My experience during my study entailed visiting both France and Morocco. In France we were able to visit many different places as it pertained to its history. In France we also learned a lot about the Islamic religion, Christianity, and Judaism which was a preface to what we would actually be able to experience in Morocco. 

If you ask my closest friends, they will tell you I am a very “bougie” guy. But that was far from true in my opinion. I began to realize my “bougie” traits during my trip to France and Morocco. We would go to extremely nice restaurants although the food was subpar, and transfer to different hotels almost 5 times a week. This was very exhausting but at the same time I was “living my best life”. Instead of living in middle class homes and eating home food for most of the trip, we would stay in 3-5 star hotels and eat at the finest restaurants in town. Living like that came natural to me (although I was somewhat unfamiliar with it) and now I don’t see myself living any other way after my study abroad experience. Also, the experiences that I have had while being on that trip is something that not everyone gets the opportunity to have, which makes me even more “bougie” in other individuals eyes. 

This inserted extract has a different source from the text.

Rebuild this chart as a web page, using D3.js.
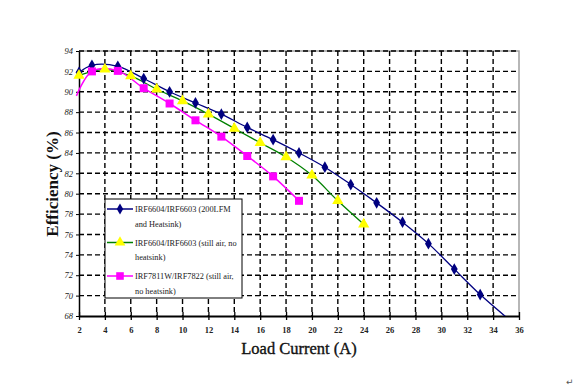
<!DOCTYPE html>
<html><head><meta charset="utf-8">
<script src="https://cdn.jsdelivr.net/npm/d3@7"></script>
<style>body{margin:0;background:#fff}svg{display:block}</style>
</head><body>
<script>
// ---- data ----
const xTicks = [2,4,6,8,10,12,14,16,18,20,22,24,26,28,30,32,34,36];
const yTicks = [68,70,72,74,76,78,80,82,84,86,88,90,92,94];
const blueX = [2,3,5,7,9,11,13,15,17,19,21,23,25,27,29,31,33,35];
const blueY = [91.9,92.6,92.5,91.3,90.0,88.9,87.8,86.5,85.3,84.0,82.6,80.9,79.1,77.2,75.1,72.6,70.1,67.9];
const yellowX = [2,4,6,8,10,12,14,16,18,20,22,24];
const yellowY = [91.6,92.2,91.55,90.25,89.1,87.8,86.4,85.0,83.6,81.8,79.3,77.0];
const pinkX = [1.8,3,5,7,9,11,13,15,17,19];
const pinkY = [89.6,92.0,92.05,90.35,88.85,87.2,85.6,83.7,81.7,79.3];
const seriesNames = [
  ["IRF6604/IRF6603 (200LFM","and Heatsink)"],
  ["IRF6604/IRF6603 (still air, no","heatsink)"],
  ["IRF7811W/IRF7822 (still air,","no heatsink)"]
];
const xTitle = "Load Current (A)";
const yTitle = "Efficiency (%)";

const W=580,H=390;
const svg=d3.select("body").append("svg").attr("width",W).attr("height",H);
const L=79,R=519,T=51,B=316;
const x=d3.scaleLinear().domain([2,36]).range([L,R]);
const y=d3.scaleLinear().domain([68,94]).range([B,T]);
const serif="'Liberation Serif','Times New Roman',serif";

// frame (top/right gray)
svg.append("path").attr("d",`M${L},${T}H${R}V${B}`).attr("fill","none").attr("stroke","#a0a0a0").attr("stroke-width",1.5);

// grid
const g=svg.append("g");
g.selectAll(".hg").data(yTicks.filter(v=>v>68)).join("line")
  .attr("x1",L).attr("x2",R).attr("y1",d=>y(d)).attr("y2",d=>y(d))
  .attr("stroke","#000").attr("stroke-width",1.4).attr("stroke-dasharray","5,3");
g.selectAll(".vg").data(xTicks.filter(v=>v>2&&v<36)).join("line")
  .attr("y1",T).attr("y2",B).attr("x1",d=>x(d)).attr("x2",d=>x(d))
  .attr("stroke","#000").attr("stroke-width",1.4).attr("stroke-dasharray","5,3");

// axes
const ax=svg.append("g").attr("transform",`translate(0,${B})`)
  .call(d3.axisBottom(x).tickValues(xTicks).tickSize(4).tickSizeOuter(0).tickFormat(d3.format("d")));
ax.select(".domain").attr("stroke-width",2);
ax.selectAll(".tick line").attr("y1",-4).attr("stroke-width",1.3);
ax.selectAll("text").attr("font-family",serif).attr("font-size",8.5).attr("font-weight","bold").attr("y",9).attr("dy","0.9em").attr("fill","#222");
const ay=svg.append("g").attr("transform",`translate(${L},0)`)
  .call(d3.axisLeft(y).tickValues(yTicks).tickSize(3).tickSizeOuter(0).tickFormat(d3.format("d")));
ay.select(".domain").attr("stroke-width",1.5);
ay.selectAll("text").attr("font-family",serif).attr("font-size",8.5).attr("font-style","italic").attr("fill","#222");

// lines
const line=d3.line().x(d=>x(d[0])).y(d=>y(d[1])).curve(d3.curveCatmullRom.alpha(0.5));
const series=[
  {xs:blueX,ys:blueY,stroke:"#000080",fill:"#000080",sym:d3.symbolDiamond,size:40,w:1.3},
  {xs:yellowX,ys:yellowY,stroke:"#008000",fill:"#ffff00",sym:d3.symbolTriangle,size:55,w:1.3},
  {xs:pinkX,ys:pinkY,stroke:"#ff00ff",fill:"#ff00ff",sym:d3.symbolSquare,size:64,w:1.5}
];
const clip=svg.append("clipPath").attr("id","c").append("rect").attr("x",L-4).attr("y",T).attr("width",R-L+4).attr("height",B-T);
series.forEach(s=>{
  const pts=s.xs.map((v,i)=>[v,s.ys[i]]);
  svg.append("path").attr("d",line(pts)).attr("fill","none").attr("stroke",s.stroke).attr("stroke-width",s.w).attr("clip-path","url(#c)");
});
series.forEach(s=>{
  const pts=s.xs.map((v,i)=>[v,s.ys[i]]).filter(p=>p[0]>=2&&p[1]>=68);
  svg.append("g").selectAll("path").data(pts).join("path")
    .attr("d",d3.symbol().type(s.sym).size(s.size))
    .attr("transform",d=>`translate(${x(d[0])},${y(d[1])})`)
    .attr("fill",s.fill);
});

// legend
const lg=svg.append("g");
lg.append("rect").attr("x",105).attr("y",199).attr("width",137).attr("height",99).attr("fill","#fff").attr("stroke","#000").attr("stroke-width",1);
series.forEach((s,i)=>{
  const yy=209+i*33.5;
  lg.append("line").attr("x1",107).attr("x2",133).attr("y1",yy).attr("y2",yy).attr("stroke",s.stroke).attr("stroke-width",1.5);
  lg.append("path").attr("d",d3.symbol().type(s.sym).size(s.size*0.9)).attr("transform",`translate(120,${yy})`).attr("fill",s.fill);
  seriesNames[i].forEach((t,j)=>{
    lg.append("text").attr("x",135).attr("y",yy+3+j*14.5).text(t)
      .attr("font-family",serif).attr("font-size",8.3).attr("fill","#222");
  });
});

// titles
svg.append("text").attr("x",299).attr("y",354).attr("text-anchor","middle").text(xTitle)
  .attr("font-family",serif).attr("font-size",16.5).attr("fill","#111").attr("stroke","#111").attr("stroke-width",0.35);
svg.append("text").attr("transform","translate(58,184) rotate(-90)").attr("text-anchor","middle").text(yTitle)
  .attr("font-family",serif).attr("font-size",17).attr("font-weight","bold").attr("fill","#111");
svg.append("text").attr("x",566).attr("y",385).text("↵").attr("font-size",9).attr("fill","#555").attr("font-family","DejaVu Sans");
</script>
</body></html>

While I was in France, I had the opportunity to visit the Eiffel Tower. As I stood on top of the Eiffel Tower and stared down into the streets of Paris, France with all of its beautiful history-rich architecture, I knew that in that moment anything was possible for me and that I was extremely fortunate because not everyone gets to have that experience abroad.

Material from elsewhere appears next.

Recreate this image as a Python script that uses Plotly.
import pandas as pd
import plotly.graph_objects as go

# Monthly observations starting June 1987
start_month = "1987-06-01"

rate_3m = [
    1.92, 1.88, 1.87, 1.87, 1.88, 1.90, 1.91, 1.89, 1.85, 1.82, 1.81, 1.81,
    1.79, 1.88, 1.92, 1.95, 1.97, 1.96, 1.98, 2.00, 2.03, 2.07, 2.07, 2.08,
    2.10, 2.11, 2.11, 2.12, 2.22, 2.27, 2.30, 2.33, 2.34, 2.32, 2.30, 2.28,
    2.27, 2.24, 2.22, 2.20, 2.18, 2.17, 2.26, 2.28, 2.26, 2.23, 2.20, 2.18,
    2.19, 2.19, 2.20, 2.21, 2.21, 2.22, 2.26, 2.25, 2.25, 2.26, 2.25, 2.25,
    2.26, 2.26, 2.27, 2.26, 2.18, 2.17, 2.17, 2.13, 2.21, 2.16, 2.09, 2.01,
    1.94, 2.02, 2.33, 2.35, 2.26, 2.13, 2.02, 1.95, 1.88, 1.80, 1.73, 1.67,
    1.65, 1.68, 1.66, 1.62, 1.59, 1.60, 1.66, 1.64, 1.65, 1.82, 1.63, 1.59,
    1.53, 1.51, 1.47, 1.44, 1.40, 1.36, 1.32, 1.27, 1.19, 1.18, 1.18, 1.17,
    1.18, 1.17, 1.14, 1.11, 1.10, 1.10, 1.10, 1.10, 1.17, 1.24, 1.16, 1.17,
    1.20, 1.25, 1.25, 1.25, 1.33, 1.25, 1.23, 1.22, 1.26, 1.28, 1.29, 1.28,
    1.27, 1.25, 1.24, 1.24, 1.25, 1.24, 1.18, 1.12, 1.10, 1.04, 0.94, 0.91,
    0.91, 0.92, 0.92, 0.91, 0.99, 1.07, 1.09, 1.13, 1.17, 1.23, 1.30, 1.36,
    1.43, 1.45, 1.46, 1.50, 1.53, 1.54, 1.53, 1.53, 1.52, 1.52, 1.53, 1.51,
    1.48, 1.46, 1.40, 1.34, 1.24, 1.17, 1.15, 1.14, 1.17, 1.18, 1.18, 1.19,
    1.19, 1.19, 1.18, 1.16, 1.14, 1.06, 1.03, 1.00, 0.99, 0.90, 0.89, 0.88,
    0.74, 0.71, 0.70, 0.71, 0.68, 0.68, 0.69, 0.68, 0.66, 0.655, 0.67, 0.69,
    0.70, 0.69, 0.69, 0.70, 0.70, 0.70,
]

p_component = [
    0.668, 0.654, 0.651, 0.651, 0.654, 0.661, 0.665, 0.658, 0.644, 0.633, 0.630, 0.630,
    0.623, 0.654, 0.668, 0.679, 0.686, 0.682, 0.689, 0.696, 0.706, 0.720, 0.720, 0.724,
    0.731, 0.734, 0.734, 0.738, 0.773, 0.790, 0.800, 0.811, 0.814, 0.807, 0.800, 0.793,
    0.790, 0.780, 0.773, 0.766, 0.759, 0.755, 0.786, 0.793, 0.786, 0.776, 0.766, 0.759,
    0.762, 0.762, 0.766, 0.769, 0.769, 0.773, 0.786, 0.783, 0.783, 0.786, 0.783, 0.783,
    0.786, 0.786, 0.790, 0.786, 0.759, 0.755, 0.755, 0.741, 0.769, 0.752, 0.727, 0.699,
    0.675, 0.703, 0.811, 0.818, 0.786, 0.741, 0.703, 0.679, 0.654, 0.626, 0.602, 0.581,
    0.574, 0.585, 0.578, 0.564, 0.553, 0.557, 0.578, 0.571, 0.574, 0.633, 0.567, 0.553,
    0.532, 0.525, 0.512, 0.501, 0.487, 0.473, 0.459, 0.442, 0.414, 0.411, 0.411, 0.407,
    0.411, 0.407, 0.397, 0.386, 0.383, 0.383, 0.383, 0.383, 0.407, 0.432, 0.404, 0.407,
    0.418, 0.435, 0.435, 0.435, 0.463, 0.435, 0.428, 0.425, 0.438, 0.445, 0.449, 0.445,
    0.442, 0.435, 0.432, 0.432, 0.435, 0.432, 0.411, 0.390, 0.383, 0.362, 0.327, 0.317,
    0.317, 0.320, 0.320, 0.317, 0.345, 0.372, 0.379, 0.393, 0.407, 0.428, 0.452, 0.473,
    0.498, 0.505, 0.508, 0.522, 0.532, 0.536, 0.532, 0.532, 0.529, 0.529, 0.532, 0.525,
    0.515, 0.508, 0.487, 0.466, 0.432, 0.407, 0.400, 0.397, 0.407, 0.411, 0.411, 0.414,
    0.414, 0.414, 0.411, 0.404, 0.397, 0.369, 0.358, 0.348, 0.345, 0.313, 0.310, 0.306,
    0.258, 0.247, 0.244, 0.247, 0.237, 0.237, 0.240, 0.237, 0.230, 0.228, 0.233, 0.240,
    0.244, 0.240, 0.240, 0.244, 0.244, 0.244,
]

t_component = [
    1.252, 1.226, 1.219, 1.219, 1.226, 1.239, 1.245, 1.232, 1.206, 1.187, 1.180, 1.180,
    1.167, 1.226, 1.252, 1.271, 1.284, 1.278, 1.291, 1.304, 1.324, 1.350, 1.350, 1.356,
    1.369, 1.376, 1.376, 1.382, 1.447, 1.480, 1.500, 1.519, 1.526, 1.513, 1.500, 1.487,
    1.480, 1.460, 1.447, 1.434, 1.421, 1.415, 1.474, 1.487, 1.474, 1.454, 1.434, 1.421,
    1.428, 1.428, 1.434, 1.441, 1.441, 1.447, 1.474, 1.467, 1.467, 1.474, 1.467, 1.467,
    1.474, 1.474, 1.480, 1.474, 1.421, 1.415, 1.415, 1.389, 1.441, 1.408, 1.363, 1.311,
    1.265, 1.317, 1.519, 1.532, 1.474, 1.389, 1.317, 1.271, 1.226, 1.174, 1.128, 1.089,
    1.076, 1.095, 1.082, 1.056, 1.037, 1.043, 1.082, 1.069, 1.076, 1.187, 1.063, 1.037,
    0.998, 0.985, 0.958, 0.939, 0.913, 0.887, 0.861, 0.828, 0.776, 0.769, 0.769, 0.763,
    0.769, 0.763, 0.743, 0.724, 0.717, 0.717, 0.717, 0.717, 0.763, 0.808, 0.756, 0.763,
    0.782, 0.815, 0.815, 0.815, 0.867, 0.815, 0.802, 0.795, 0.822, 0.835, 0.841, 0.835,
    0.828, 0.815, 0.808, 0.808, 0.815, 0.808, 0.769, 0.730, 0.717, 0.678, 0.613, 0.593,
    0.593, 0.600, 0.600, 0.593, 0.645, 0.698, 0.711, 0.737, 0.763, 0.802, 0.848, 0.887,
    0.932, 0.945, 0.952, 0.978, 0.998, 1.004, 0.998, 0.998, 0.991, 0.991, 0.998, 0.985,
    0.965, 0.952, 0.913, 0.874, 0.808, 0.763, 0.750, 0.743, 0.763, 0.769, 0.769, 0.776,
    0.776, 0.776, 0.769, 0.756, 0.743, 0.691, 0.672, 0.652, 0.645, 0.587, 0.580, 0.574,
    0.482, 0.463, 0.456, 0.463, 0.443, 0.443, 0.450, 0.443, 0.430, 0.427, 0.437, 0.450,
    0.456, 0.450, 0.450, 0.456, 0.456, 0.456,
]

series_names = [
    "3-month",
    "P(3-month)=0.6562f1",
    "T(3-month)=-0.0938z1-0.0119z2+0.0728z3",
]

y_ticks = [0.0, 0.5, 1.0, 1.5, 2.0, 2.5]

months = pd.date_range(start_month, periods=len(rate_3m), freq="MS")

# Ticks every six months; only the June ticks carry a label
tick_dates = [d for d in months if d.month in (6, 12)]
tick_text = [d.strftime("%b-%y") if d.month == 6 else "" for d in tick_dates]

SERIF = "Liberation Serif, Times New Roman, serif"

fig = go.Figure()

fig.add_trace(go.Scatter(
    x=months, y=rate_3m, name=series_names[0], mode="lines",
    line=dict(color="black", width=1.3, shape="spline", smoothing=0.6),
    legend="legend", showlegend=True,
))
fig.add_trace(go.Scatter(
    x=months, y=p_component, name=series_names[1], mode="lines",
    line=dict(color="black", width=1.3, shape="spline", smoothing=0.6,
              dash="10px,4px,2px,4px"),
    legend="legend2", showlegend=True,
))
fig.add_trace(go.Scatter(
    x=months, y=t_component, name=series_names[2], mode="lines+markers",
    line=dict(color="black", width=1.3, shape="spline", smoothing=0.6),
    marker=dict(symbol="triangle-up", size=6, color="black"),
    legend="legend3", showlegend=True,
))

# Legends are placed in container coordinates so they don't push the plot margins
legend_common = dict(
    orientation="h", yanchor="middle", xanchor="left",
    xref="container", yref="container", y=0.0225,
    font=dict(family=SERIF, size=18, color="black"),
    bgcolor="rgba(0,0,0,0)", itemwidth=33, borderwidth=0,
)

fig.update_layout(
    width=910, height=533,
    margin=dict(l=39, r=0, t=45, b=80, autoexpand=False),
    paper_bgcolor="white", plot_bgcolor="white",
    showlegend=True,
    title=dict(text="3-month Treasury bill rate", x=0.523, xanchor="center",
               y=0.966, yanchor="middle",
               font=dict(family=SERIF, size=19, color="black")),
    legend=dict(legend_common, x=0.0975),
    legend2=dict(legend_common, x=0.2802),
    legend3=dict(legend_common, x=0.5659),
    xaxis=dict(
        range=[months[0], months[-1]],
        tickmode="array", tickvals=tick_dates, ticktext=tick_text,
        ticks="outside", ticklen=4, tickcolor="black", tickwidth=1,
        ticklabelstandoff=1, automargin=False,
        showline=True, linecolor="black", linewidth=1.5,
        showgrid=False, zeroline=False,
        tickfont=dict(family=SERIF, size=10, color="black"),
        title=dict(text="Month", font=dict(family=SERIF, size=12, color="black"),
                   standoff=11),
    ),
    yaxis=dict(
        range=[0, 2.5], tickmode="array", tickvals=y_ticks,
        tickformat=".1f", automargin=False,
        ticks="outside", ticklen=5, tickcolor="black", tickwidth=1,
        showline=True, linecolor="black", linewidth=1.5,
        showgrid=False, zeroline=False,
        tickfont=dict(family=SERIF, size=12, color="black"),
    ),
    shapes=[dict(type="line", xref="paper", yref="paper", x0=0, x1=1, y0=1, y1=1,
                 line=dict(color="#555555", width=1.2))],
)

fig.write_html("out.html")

I was also discovered that being in the presence of the history that you are being taught about is the best way to learn. I was so used to being taught in classrooms and taking notes and having to study these notes which was the best way for me to learn at the time. But since my experience abroad, being in the presence of what you are being taught is more engaging and more interesting which forces everyone to be more attentive and learn. For example, in France we stood outside the Notre Dame and had a tour guide take us around the building explaining the carvings in the building and the history behind it. I think I remember everything she said word for word. 

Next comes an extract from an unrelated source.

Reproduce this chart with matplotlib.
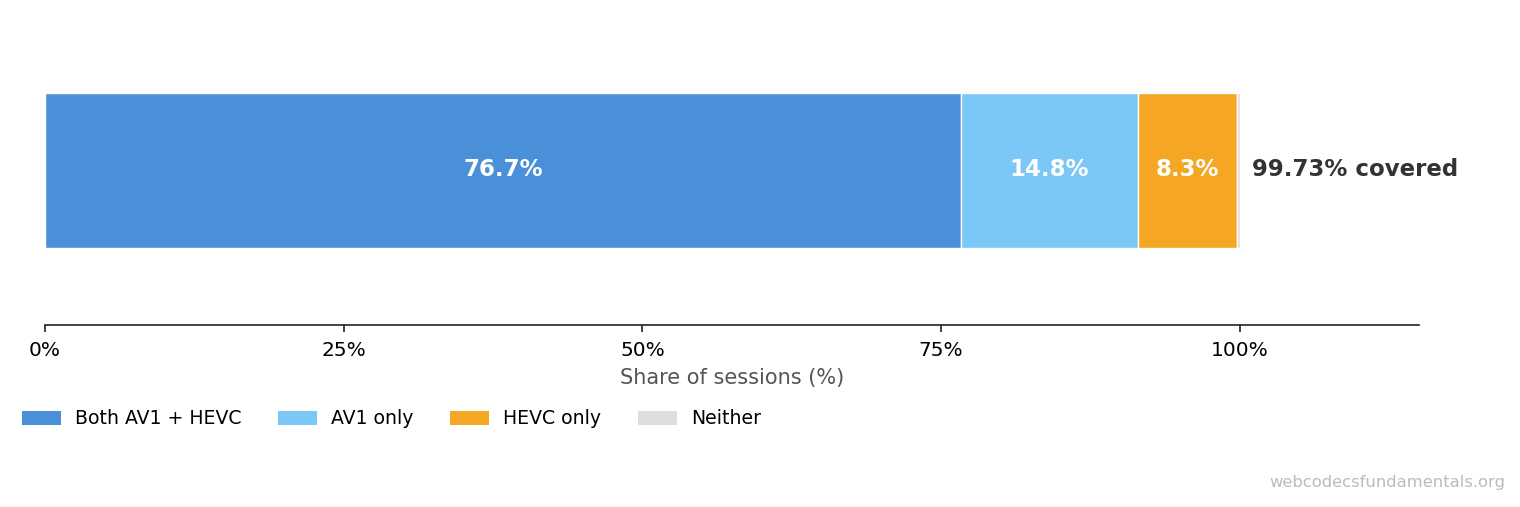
import matplotlib

matplotlib.use("Agg")
import matplotlib.pyplot as plt
from matplotlib.patches import Patch

# segment data (share of sessions, %)
categories = ["Both AV1 + HEVC", "AV1 only", "HEVC only", "Neither"]
shares = [76.7, 14.75, 8.28, 0.27]
labels = ["76.7%", "14.8%", "8.3%", ""]
colors = ["#4A90D9", "#7BC8F6", "#F5A623", "#DDDDDD"]
covered_label = "99.73% covered"
xticks = [0, 25, 50, 75, 100]
xtick_labels = ["0%", "25%", "50%", "75%", "100%"]

fig = plt.figure(figsize=(15.2, 5.07), dpi=100)
ax = fig.add_axes([45 / 1520, 1 - 325 / 507, 1374 / 1520, 310 / 507])

left = 0.0
for share, label, color in zip(shares, labels, colors):
    ax.barh(0, share, left=left, height=0.5, color=color, edgecolor="white", linewidth=1)
    if label:
        ax.text(left + share / 2, 0, label, ha="center", va="center",
                color="white", fontsize=16.5, fontweight="bold")
    left += share

ax.text(101, 0, covered_label, ha="left", va="center",
        color="#333333", fontsize=16.5, fontweight="bold")

ax.set_xlim(0, 115)
ax.set_ylim(-0.5, 0.5)
ax.set_xticks(xticks)
ax.set_xticklabels(xtick_labels, fontsize=14.5)
ax.set_yticks([])
ax.tick_params(axis="x", length=5, width=1.2, color="#222222", pad=6.5)
for side in ("top", "right", "left"):
    ax.spines[side].set_visible(False)
ax.spines["bottom"].set_linewidth(1.2)
ax.spines["bottom"].set_color("#222222")
ax.set_xlabel("Share of sessions (%)", fontsize=15, color="#555555", labelpad=6)

handles = [Patch(facecolor=c, edgecolor="none") for c in colors]
fig.legend(handles, categories, loc="center left", bbox_to_anchor=(0.0033, 1 - 419 / 507),
           ncol=4, frameon=False, fontsize=13.6, handlelength=2.06, handleheight=0.8,
           columnspacing=1.95, handletextpad=0.74)

fig.text(1505 / 1520, 1 - 483 / 507, "webcodecsfundamentals.org", ha="right", va="center",
         color="#BBBBBB", fontsize=11.8)

fig.savefig("out.png", dpi=100)
plt.close(fig)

My education abroad was very interesting as I was able to witness certain thing first hand; such as  the difference in norms between Europe and America, and traditions within the Islamic community in Morocco and also having to conform to them out of respect for the people that resided there. I came into this program not knowing that much about other cultures except for my own, Christianity. Things that certain cultures did would always leave me in wonder because I never understood why they did certain things, and how. But this trip taught me so much about the Islamic religion and Judaism. I was able to eat their foods, practice their religious holidays, and be around them more. 

I would say my journey to France and Morocco was life changing, to say the least. I have definitely walked out with a different perspective on life since I have been back. I now feel more urges to explore, and try new things. For example, I am from New York City and previously, in my 19 years of living there I had not experienced all it has to offer. Since being back, I have became a tourist of my own state. I also discovered that traveling is now a hobby of mine, because after my trip abroad I booked a flight to Jamaica. I do not feel like I am the same person I was before going on this study abroad trip, and I can’t wait to see my change in perspective manifest itself in the Fall. 

One thought on “Between France and Morocco: Diversity in the Francophone World

  1. I am curious to learn more about how the foods you experienced were different from what you were familiar with at home. It also seems you learned a lot about comparing and contrasting cultural aspects such as religion; which is very exciting.